▶ **Material**

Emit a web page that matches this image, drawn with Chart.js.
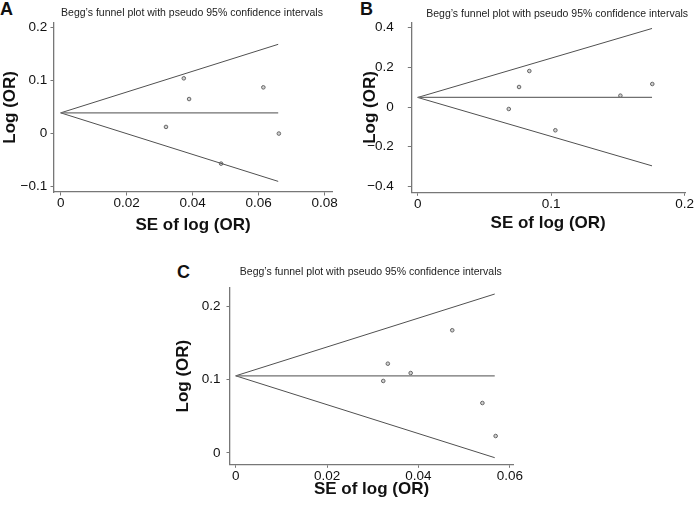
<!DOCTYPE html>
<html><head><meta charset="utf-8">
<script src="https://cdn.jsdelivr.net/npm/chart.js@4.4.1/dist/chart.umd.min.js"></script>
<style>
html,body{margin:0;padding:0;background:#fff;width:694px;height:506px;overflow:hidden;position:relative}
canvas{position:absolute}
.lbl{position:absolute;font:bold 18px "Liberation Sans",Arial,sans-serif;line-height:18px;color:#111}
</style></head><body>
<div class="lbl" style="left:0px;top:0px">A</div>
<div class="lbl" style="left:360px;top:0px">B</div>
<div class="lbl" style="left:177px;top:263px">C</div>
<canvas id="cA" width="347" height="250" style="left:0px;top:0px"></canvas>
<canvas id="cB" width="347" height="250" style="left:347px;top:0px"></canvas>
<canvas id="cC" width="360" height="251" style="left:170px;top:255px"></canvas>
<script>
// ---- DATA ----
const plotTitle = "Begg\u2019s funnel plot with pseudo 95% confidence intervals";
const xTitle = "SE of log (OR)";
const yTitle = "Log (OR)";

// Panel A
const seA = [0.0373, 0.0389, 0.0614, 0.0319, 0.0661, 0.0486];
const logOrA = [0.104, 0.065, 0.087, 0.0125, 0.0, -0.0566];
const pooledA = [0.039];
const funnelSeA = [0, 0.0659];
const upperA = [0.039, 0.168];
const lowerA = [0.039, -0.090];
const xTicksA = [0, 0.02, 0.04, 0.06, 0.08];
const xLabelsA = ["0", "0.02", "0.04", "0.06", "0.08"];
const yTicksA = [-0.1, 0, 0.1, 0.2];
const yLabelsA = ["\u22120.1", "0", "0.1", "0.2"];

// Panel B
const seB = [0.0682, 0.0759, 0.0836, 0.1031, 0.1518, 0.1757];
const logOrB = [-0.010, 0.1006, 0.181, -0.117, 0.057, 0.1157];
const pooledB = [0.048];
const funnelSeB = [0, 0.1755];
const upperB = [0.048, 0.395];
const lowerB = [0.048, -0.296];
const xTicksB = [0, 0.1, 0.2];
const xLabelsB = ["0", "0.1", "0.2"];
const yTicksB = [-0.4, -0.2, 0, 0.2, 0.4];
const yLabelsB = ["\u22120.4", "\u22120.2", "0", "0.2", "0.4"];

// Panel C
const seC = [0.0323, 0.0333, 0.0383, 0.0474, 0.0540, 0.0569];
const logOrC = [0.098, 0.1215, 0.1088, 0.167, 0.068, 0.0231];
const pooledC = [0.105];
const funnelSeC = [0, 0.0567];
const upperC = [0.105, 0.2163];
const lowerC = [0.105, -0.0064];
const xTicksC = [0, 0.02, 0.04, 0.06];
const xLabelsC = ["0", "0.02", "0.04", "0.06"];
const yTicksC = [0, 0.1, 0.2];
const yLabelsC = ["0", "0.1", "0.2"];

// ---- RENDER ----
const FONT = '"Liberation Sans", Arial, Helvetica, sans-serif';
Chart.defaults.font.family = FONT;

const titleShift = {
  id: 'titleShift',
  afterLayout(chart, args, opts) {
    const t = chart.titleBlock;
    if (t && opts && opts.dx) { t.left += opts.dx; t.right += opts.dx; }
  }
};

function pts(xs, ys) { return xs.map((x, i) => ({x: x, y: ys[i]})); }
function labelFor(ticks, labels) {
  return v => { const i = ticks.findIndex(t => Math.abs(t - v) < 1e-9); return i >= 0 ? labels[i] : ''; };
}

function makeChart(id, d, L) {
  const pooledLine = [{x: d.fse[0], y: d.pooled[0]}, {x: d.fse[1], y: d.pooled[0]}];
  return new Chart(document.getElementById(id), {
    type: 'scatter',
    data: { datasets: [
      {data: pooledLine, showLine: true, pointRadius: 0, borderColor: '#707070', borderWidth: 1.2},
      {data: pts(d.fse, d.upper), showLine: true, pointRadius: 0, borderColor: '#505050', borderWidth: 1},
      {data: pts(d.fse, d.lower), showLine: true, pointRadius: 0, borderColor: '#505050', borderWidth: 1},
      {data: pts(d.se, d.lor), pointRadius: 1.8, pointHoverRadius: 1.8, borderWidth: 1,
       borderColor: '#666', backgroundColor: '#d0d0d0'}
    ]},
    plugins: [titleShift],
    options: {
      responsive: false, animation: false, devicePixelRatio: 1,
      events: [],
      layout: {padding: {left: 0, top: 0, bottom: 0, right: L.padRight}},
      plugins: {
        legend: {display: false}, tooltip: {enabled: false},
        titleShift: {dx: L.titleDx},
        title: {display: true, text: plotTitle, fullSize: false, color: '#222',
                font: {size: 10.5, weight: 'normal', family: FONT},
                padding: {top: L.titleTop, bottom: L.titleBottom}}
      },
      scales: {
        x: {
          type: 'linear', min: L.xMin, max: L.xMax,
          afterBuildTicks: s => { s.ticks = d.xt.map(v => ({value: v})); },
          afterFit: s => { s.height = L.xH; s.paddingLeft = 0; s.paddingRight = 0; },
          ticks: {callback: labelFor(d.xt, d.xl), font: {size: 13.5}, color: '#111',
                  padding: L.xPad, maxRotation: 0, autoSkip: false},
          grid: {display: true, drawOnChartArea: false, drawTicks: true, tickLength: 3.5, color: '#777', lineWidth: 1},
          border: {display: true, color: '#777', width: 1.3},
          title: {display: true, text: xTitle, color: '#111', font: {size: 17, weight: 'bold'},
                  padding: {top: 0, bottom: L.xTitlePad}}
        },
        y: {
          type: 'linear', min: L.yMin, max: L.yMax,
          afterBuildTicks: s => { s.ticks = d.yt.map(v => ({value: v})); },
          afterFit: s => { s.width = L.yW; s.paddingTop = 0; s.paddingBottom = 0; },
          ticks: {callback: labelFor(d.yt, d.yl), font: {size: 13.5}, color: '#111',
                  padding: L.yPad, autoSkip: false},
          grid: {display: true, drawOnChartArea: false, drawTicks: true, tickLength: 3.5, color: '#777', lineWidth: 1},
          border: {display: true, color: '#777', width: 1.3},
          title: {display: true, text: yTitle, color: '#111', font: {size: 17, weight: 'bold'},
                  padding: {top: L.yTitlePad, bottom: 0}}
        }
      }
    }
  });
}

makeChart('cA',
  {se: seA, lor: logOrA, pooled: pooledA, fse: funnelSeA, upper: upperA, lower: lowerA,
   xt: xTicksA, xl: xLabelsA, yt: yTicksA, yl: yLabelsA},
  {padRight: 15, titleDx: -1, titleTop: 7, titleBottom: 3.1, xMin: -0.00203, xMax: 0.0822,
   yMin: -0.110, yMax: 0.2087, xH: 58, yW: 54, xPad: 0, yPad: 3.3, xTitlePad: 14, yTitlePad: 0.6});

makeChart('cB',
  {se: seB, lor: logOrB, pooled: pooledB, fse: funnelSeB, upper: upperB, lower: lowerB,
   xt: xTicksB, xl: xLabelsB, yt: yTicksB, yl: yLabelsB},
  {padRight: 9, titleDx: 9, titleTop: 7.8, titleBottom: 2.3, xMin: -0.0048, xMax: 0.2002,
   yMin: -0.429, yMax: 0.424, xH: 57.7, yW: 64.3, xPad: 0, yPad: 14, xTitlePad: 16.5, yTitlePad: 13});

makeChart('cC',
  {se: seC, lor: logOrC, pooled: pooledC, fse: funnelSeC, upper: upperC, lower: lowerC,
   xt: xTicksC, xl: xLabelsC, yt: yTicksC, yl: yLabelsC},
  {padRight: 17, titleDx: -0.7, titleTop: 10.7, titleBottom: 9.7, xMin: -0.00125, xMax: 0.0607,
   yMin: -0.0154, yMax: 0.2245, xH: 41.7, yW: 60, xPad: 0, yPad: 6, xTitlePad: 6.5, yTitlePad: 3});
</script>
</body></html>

▶ **Directive**
Return each line from the material above exactly, but not the pictures.

▶ **Answer to the exercise**
Emit a web page that matches this image, drawn with Chart.js.
<!DOCTYPE html>
<html><head><meta charset="utf-8">
<script src="https://cdn.jsdelivr.net/npm/chart.js@4.4.1/dist/chart.umd.min.js"></script>
<style>
html,body{margin:0;padding:0;background:#fff;width:694px;height:506px;overflow:hidden;position:relative}
canvas{position:absolute}
.lbl{position:absolute;font:bold 18px "Liberation Sans",Arial,sans-serif;line-height:18px;color:#111}
</style></head><body>
<div class="lbl" style="left:0px;top:0px">A</div>
<div class="lbl" style="left:360px;top:0px">B</div>
<div class="lbl" style="left:177px;top:263px">C</div>
<canvas id="cA" width="347" height="250" style="left:0px;top:0px"></canvas>
<canvas id="cB" width="347" height="250" style="left:347px;top:0px"></canvas>
<canvas id="cC" width="360" height="251" style="left:170px;top:255px"></canvas>
<script>
// ---- DATA ----
const plotTitle = "Begg\u2019s funnel plot with pseudo 95% confidence intervals";
const xTitle = "SE of log (OR)";
const yTitle = "Log (OR)";

// Panel A
const seA = [0.0373, 0.0389, 0.0614, 0.0319, 0.0661, 0.0486];
const logOrA = [0.104, 0.065, 0.087, 0.0125, 0.0, -0.0566];
const pooledA = [0.039];
const funnelSeA = [0, 0.0659];
const upperA = [0.039, 0.168];
const lowerA = [0.039, -0.090];
const xTicksA = [0, 0.02, 0.04, 0.06, 0.08];
const xLabelsA = ["0", "0.02", "0.04", "0.06", "0.08"];
const yTicksA = [-0.1, 0, 0.1, 0.2];
const yLabelsA = ["\u22120.1", "0", "0.1", "0.2"];

// Panel B
const seB = [0.0682, 0.0759, 0.0836, 0.1031, 0.1518, 0.1757];
const logOrB = [-0.010, 0.1006, 0.181, -0.117, 0.057, 0.1157];
const pooledB = [0.048];
const funnelSeB = [0, 0.1755];
const upperB = [0.048, 0.395];
const lowerB = [0.048, -0.296];
const xTicksB = [0, 0.1, 0.2];
const xLabelsB = ["0", "0.1", "0.2"];
const yTicksB = [-0.4, -0.2, 0, 0.2, 0.4];
const yLabelsB = ["\u22120.4", "\u22120.2", "0", "0.2", "0.4"];

// Panel C
const seC = [0.0323, 0.0333, 0.0383, 0.0474, 0.0540, 0.0569];
const logOrC = [0.098, 0.1215, 0.1088, 0.167, 0.068, 0.0231];
const pooledC = [0.105];
const funnelSeC = [0, 0.0567];
const upperC = [0.105, 0.2163];
const lowerC = [0.105, -0.0064];
const xTicksC = [0, 0.02, 0.04, 0.06];
const xLabelsC = ["0", "0.02", "0.04", "0.06"];
const yTicksC = [0, 0.1, 0.2];
const yLabelsC = ["0", "0.1", "0.2"];

// ---- RENDER ----
const FONT = '"Liberation Sans", Arial, Helvetica, sans-serif';
Chart.defaults.font.family = FONT;

const titleShift = {
  id: 'titleShift',
  afterLayout(chart, args, opts) {
    const t = chart.titleBlock;
    if (t && opts && opts.dx) { t.left += opts.dx; t.right += opts.dx; }
  }
};

function pts(xs, ys) { return xs.map((x, i) => ({x: x, y: ys[i]})); }
function labelFor(ticks, labels) {
  return v => { const i = ticks.findIndex(t => Math.abs(t - v) < 1e-9); return i >= 0 ? labels[i] : ''; };
}

function makeChart(id, d, L) {
  const pooledLine = [{x: d.fse[0], y: d.pooled[0]}, {x: d.fse[1], y: d.pooled[0]}];
  return new Chart(document.getElementById(id), {
    type: 'scatter',
    data: { datasets: [
      {data: pooledLine, showLine: true, pointRadius: 0, borderColor: '#707070', borderWidth: 1.2},
      {data: pts(d.fse, d.upper), showLine: true, pointRadius: 0, borderColor: '#505050', borderWidth: 1},
      {data: pts(d.fse, d.lower), showLine: true, pointRadius: 0, borderColor: '#505050', borderWidth: 1},
      {data: pts(d.se, d.lor), pointRadius: 1.8, pointHoverRadius: 1.8, borderWidth: 1,
       borderColor: '#666', backgroundColor: '#d0d0d0'}
    ]},
    plugins: [titleShift],
    options: {
      responsive: false, animation: false, devicePixelRatio: 1,
      events: [],
      layout: {padding: {left: 0, top: 0, bottom: 0, right: L.padRight}},
      plugins: {
        legend: {display: false}, tooltip: {enabled: false},
        titleShift: {dx: L.titleDx},
        title: {display: true, text: plotTitle, fullSize: false, color: '#222',
                font: {size: 10.5, weight: 'normal', family: FONT},
                padding: {top: L.titleTop, bottom: L.titleBottom}}
      },
      scales: {
        x: {
          type: 'linear', min: L.xMin, max: L.xMax,
          afterBuildTicks: s => { s.ticks = d.xt.map(v => ({value: v})); },
          afterFit: s => { s.height = L.xH; s.paddingLeft = 0; s.paddingRight = 0; },
          ticks: {callback: labelFor(d.xt, d.xl), font: {size: 13.5}, color: '#111',
                  padding: L.xPad, maxRotation: 0, autoSkip: false},
          grid: {display: true, drawOnChartArea: false, drawTicks: true, tickLength: 3.5, color: '#777', lineWidth: 1},
          border: {display: true, color: '#777', width: 1.3},
          title: {display: true, text: xTitle, color: '#111', font: {size: 17, weight: 'bold'},
                  padding: {top: 0, bottom: L.xTitlePad}}
        },
        y: {
          type: 'linear', min: L.yMin, max: L.yMax,
          afterBuildTicks: s => { s.ticks = d.yt.map(v => ({value: v})); },
          afterFit: s => { s.width = L.yW; s.paddingTop = 0; s.paddingBottom = 0; },
          ticks: {callback: labelFor(d.yt, d.yl), font: {size: 13.5}, color: '#111',
                  padding: L.yPad, autoSkip: false},
          grid: {display: true, drawOnChartArea: false, drawTicks: true, tickLength: 3.5, color: '#777', lineWidth: 1},
          border: {display: true, color: '#777', width: 1.3},
          title: {display: true, text: yTitle, color: '#111', font: {size: 17, weight: 'bold'},
                  padding: {top: L.yTitlePad, bottom: 0}}
        }
      }
    }
  });
}

makeChart('cA',
  {se: seA, lor: logOrA, pooled: pooledA, fse: funnelSeA, upper: upperA, lower: lowerA,
   xt: xTicksA, xl: xLabelsA, yt: yTicksA, yl: yLabelsA},
  {padRight: 15, titleDx: -1, titleTop: 7, titleBottom: 3.1, xMin: -0.00203, xMax: 0.0822,
   yMin: -0.110, yMax: 0.2087, xH: 58, yW: 54, xPad: 0, yPad: 3.3, xTitlePad: 14, yTitlePad: 0.6});

makeChart('cB',
  {se: seB, lor: logOrB, pooled: pooledB, fse: funnelSeB, upper: upperB, lower: lowerB,
   xt: xTicksB, xl: xLabelsB, yt: yTicksB, yl: yLabelsB},
  {padRight: 9, titleDx: 9, titleTop: 7.8, titleBottom: 2.3, xMin: -0.0048, xMax: 0.2002,
   yMin: -0.429, yMax: 0.424, xH: 57.7, yW: 64.3, xPad: 0, yPad: 14, xTitlePad: 16.5, yTitlePad: 13});

makeChart('cC',
  {se: seC, lor: logOrC, pooled: pooledC, fse: funnelSeC, upper: upperC, lower: lowerC,
   xt: xTicksC, xl: xLabelsC, yt: yTicksC, yl: yLabelsC},
  {padRight: 17, titleDx: -0.7, titleTop: 10.7, titleBottom: 9.7, xMin: -0.00125, xMax: 0.0607,
   yMin: -0.0154, yMax: 0.2245, xH: 41.7, yW: 60, xPad: 0, yPad: 6, xTitlePad: 6.5, yTitlePad: 3});
</script>
</body></html>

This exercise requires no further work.